A test proves that this works as hoped for.

ww <- new("wave", time=t, elevation=e)
summary(ww)
#> * Time ranges from 2019-01-01 to 2019-01-01 00:00:30 with 100 samples and mean increment 0.3030303 s
#> * Data Overview
#> 
#>                      Min.      Mean  Max. Dim. NAs OriginalName
#>     elevation [m] -1.0085 0.0024636 1.017  100   0            -
#> 
#> * Processing Log
#>     - 2020-02-21 16:35:18 UTC: `create 'wave' object`

Notice that the units now appear, without complication to the user. Oh, and this object now knows that it is a wave object, not an oce object our little class is getting smarter by the minute!

2.2 Specializing the [[ operator

As in the previous section, the key of specializing how [[ works is to use setMethod(), but this time the function is named "[[". Suppose we want to permit e.g. w[["peak"]] as a way to find the maximum value of wave height. This becomes a call to the "[[" function, with first argument as w, and second argument as "peak". We can handle this with:

setMethod(f="[[",
    signature(x="wave", i="ANY", j="ANY"),
    definition=function(x, i, j, ...) {
        if (i == "peak") {
           return(max(x[["elevation"]], na.rm=TRUE))
        } else {
           callNextMethod()
        }
    }
)

(The details of the signature definition are explained in the documentation provided by ?setMethod, and readers ought to study that material before changing the signature definition.)

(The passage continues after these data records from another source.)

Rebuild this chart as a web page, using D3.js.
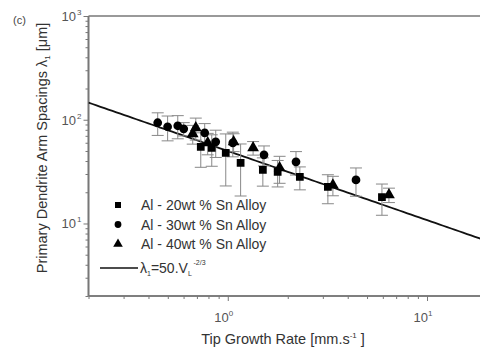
<!DOCTYPE html>
<html><head>
<meta charset="utf-8">
<script src="https://d3js.org/d3.v7.min.js"></script>
<style>
  body { margin: 0; background: #fff; }
  text { font-family: Arial, "Liberation Sans", sans-serif; }
</style>
</head>
<body>
<div id="chart"></div>
<script>
// tip growth rate V [mm/s], spacing [um], error [um]
const al20 = [
  [0.732, 54.8, 20], [0.831, 53.6, 18], [0.977, 48.0, 25], [1.16, 38.4, 20],
  [1.50, 32.9, 10], [1.78, 31.5, 9], [2.30, 28.1, 7], [3.18, 22.5, 7], [5.94, 18.0, 6]
];
const al30 = [
  [0.445, 93.6, 23], [0.499, 85.6, 23], [0.561, 87.5, 22], [0.601, 81.8, 12],
  [0.766, 74.8, 17], [0.870, 61.3, 18], [1.06, 59.9, 16], [1.52, 45.9, 10],
  [2.20, 39.3, 10], [4.40, 26.3, 8]
];
const al40 = [
  [0.667, 73.2, 15], [0.691, 83.7, 20], [0.793, 59.9, 14], [1.07, 61.3, 12],
  [1.34, 53.6, 8], [1.82, 34.4, 10], [3.37, 23.5, 5], [6.44, 18.9, 3]
];
const fitK = 50, fitExp = -2 / 3;
const xDomain = [0.2, 20], yDomain = [2, 1000];
const majorX = [1, 10], majorY = [10, 100, 1000];
const legendLabels = ["Al - 20wt % Sn Alloy", "Al - 30wt % Sn Alloy", "Al -  40wt % Sn Alloy"];

const width = 480, height = 349;
const svg = d3.select("#chart").append("svg").attr("width", width).attr("height", height);

const x = d3.scaleLog().domain(xDomain).range([88.5, 487]);
const y = d3.scaleLog().domain(yDomain).range([296, 16]);

function minors(d0, d1) {
  let out = [];
  for (let e = Math.floor(Math.log10(d0)); e <= Math.ceil(Math.log10(d1)); e++) {
    for (let m = 2; m < 10; m++) {
      let v = m * Math.pow(10, e);
      if (v >= d0 && v <= d1) out.push(v);
    }
  }
  return out;
}

const axisColor = "#777";

// axes
const gx = svg.append("g").attr("transform", "translate(0,296)");
gx.call(d3.axisBottom(x).tickValues(minors(...xDomain)).tickSize(3).tickFormat(""));
gx.append("g").call(d3.axisBottom(x).tickValues(majorX).tickSize(5).tickFormat(""));
const gy = svg.append("g").attr("transform", "translate(88.5,0)");
gy.call(d3.axisLeft(y).tickValues(minors(...yDomain)).tickSize(3).tickFormat(""));
gy.append("g").call(d3.axisLeft(y).tickValues(majorY).tickSize(5).tickFormat(""));
svg.selectAll(".domain").attr("stroke", axisColor).attr("stroke-width", 1.6);
svg.selectAll(".tick line").attr("stroke", axisColor);
gx.selectAll(".domain").attr("d", "M88.5,0H487");
gy.selectAll(".domain").attr("d", "M0,296V16");

// top frame line
svg.append("line").attr("x1", 88.5).attr("x2", 487).attr("y1", y(1000)).attr("y2", y(1000))
  .attr("stroke", axisColor).attr("stroke-width", 1.6);

// tick labels
majorX.forEach(v => {
  const t = svg.append("text").attr("x", x(v) - 4).attr("y", 322).attr("text-anchor", "middle")
    .attr("font-size", 13).attr("fill", "#555");
  t.append("tspan").text("10");
  t.append("tspan").attr("dy", -6).attr("font-size", 8).text(Math.round(Math.log10(v)));
});
majorY.forEach(v => {
  svg.append("text").attr("x", 76).attr("y", y(v) + 5).attr("text-anchor", "end")
    .attr("font-size", 13).attr("fill", "#555").text("10");
  svg.append("text").attr("x", 77).attr("y", y(v) - 1).attr("font-size", 8)
    .attr("fill", "#555").text(Math.round(Math.log10(v)));
});

// axis titles
const xt = svg.append("text").attr("x", 283).attr("y", 344).attr("text-anchor", "middle")
  .attr("font-size", 14.5).attr("fill", "#333");
xt.append("tspan").text("Tip Growth Rate [mm.s");
xt.append("tspan").attr("dy", -6).attr("font-size", 8).text("-1");
xt.append("tspan").attr("dy", 6).text(" ]");

const yt = svg.append("text").attr("transform", "translate(47,148) rotate(-90)")
  .attr("text-anchor", "middle").attr("font-size", 14.5).attr("fill", "#333");
yt.append("tspan").text("Primary Dendrite Arm Spacings λ");
yt.append("tspan").attr("dy", 3).attr("font-size", 8).text("1");
yt.append("tspan").attr("dy", -3).text(" [μm]");

svg.append("text").attr("x", 13).attr("y", 24).attr("font-size", 11).attr("fill", "#444").text("(c)");

// clip
svg.append("clipPath").attr("id", "clip").append("rect")
  .attr("x", 88.5).attr("y", 16).attr("width", 400).attr("height", 280);
const plot = svg.append("g").attr("clip-path", "url(#clip)");

// fit line
const fitPts = d3.range(0, 101).map(i => {
  const v = xDomain[0] * Math.pow(xDomain[1] / xDomain[0], i / 100);
  return [v, fitK * Math.pow(v, fitExp)];
});
plot.append("path").datum(fitPts)
  .attr("d", d3.line().x(d => x(d[0])).y(d => y(d[1])))
  .attr("fill", "none").attr("stroke", "#111").attr("stroke-width", 1.8);

// error bars
const allSeries = [al20, al30, al40];
const errColor = "#888";
allSeries.forEach(s => {
  const g = plot.append("g");
  s.forEach(d => {
    const cx = x(d[0]), y1 = y(d[1] + d[2]), y0 = y(Math.max(d[1] - d[2], 2.01));
    g.append("line").attr("x1", cx).attr("x2", cx).attr("y1", y1).attr("y2", y0).attr("stroke", errColor);
    g.append("line").attr("x1", cx - 6).attr("x2", cx + 6).attr("y1", y1).attr("y2", y1).attr("stroke", errColor);
    g.append("line").attr("x1", cx - 6).attr("x2", cx + 6).attr("y1", y0).attr("y2", y0).attr("stroke", errColor);
  });
});

// markers
const shapes = [d3.symbolSquare, d3.symbolCircle, d3.symbolTriangle];
const sizes = [60, 60, 60];
allSeries.forEach((s, i) => {
  plot.selectAll(null).data(s).enter().append("path")
    .attr("d", d3.symbol().type(shapes[i]).size(sizes[i]))
    .attr("transform", d => `translate(${x(d[0])},${y(d[1])})`)
    .attr("fill", "#000");
});

// legend
const leg = svg.append("g");
legendLabels.forEach((lab, i) => {
  const ly = 205 + i * 19.5;
  leg.append("path").attr("d", d3.symbol().type(shapes[i]).size(i === 2 ? 40 : 36)())
    .attr("transform", `translate(118,${ly})`).attr("fill", "#000");
  leg.append("text").attr("x", 141).attr("y", ly + 5).attr("font-size", 14).attr("fill", "#333").text(lab);
});
leg.append("line").attr("x1", 100).attr("x2", 138).attr("y1", 268).attr("y2", 268)
  .attr("stroke", "#111").attr("stroke-width", 1.5);
const lt = leg.append("text").attr("x", 140).attr("y", 273).attr("font-size", 14).attr("fill", "#333");
lt.append("tspan").text("λ");
lt.append("tspan").attr("dy", 3).attr("font-size", 7).text("1");
lt.append("tspan").attr("dy", -3).text("=50.V");
lt.append("tspan").attr("dy", 3).attr("font-size", 7).text("L");
lt.append("tspan").attr("dy", -11).attr("font-size", 7).text(" -2/3");
</script>
</body></html>
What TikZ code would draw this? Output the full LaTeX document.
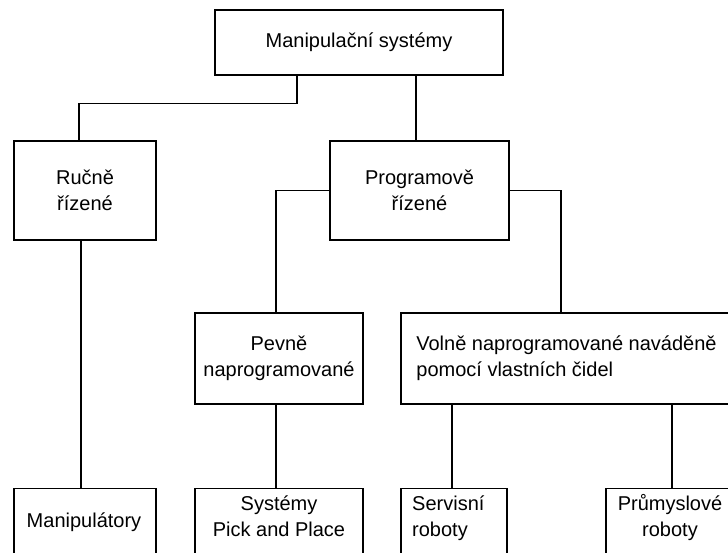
\documentclass[tikz,border=0pt]{standalone}
\usepackage{fontspec}
\setmainfont{Liberation Sans}
\usetikzlibrary{positioning}

\begin{document}
\begin{tikzpicture}[
    x=1pt, y=-1pt,
    every node/.style={font=\fontsize{20}{26}\selectfont},
    box/.style={rectangle, draw=black, line width=1.3pt, align=center, inner sep=0pt},
    txt/.style={align=center, inner sep=0pt},
    link/.style={line width=1.3pt}
  ]
    \path[use as bounding box, fill=white] (0,0) rectangle (728,552);

    % Top level
    \node[box, minimum width=288pt, minimum height=65pt] (sys) at (359,42.5) {Manipulační systémy};

    % Second level
    \node[box, minimum width=142pt, minimum height=99pt] (rucne) at (85,190.5) {Ručně\\řízené};
    \node[box, minimum width=179pt, minimum height=99pt] (prog) at (419.5,190.5) {Programově\\řízené};

    % Third level
    \node[box, minimum width=168pt, minimum height=91pt] (pevne) at (279,358.5) {Pevně\\naprogramované};
    \node[box, align=left, minimum width=331pt, minimum height=91pt] (volne) at (566.5,358.5) {Volně naprogramované naváděně\\pomocí vlastních čidel};

    % Bottom row (boxes run off the page)
    \node[box, anchor=north, minimum width=142pt, minimum height=80pt] (manip) at (85,488) {};
    \node[box, anchor=north, minimum width=168pt, minimum height=80pt] (pick) at (279,488) {};
    \node[box, anchor=north, minimum width=106pt, minimum height=80pt] (servis) at (454,488) {};
    \node[box, anchor=north, minimum width=126pt, minimum height=80pt] (prum) at (669,488) {};

    \node[txt, anchor=base] (manip_t) at (84,527) {Manipulátory};
    \node[txt, anchor=north] (pick_t) at (279,496) {Systémy\\Pick and Place};
    \node[txt, anchor=north west, align=left] (servis_t) at (412,496) {Servisní\\roboty};
    \node[txt, anchor=north] (prum_t) at (670,494) {Průmyslové\\roboty};

    % Connections
    \draw[link] ([xshift=-62pt]sys.south) -- ++(0,28) -| ([xshift=-6pt]rucne.north);
    \draw[link] ([xshift=57pt]sys.south) -- ([xshift=-3.5pt]prog.north);
    \draw[link] (prog.west) -| ([xshift=-3pt]pevne.north);
    \draw[link] (prog.east) -| ([xshift=-5.5pt]volne.north);
    \draw[link] ([xshift=-4pt]rucne.south) -- ([xshift=-4pt]manip.north);
    \draw[link] ([xshift=-3pt]pevne.south) -- ([xshift=-3pt]pick.north);
    \draw[link] ([xshift=-2pt]servis.north) -- ([xshift=-2pt]servis.north |- volne.south);
    \draw[link] ([xshift=3pt]prum.north) -- ([xshift=3pt]prum.north |- volne.south);

  \end{tikzpicture}
\end{document}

The important thing to focus on is the if block in the function definition. Called as e.g. w[["peak"]] causes i to equal "peak", and so the return value will be the maximum elevation. However, in all other instances, the return values is provided by callNextMethod(), and what that does is to dig one level deeper for a way to handle [[. At that deeper level, it finds the oce definition, the details of which can be found with ?"[[,oce-method".

The test

w[["peak"]]
#> [1] 1.017023
str(w[["elevation"]])
#>  num [1:100] -0.00242 0.18643 0.35 0.53135 0.68335 ...

verifies that our new code works for getting the peak value, and that it falls back to the oce code for other calls.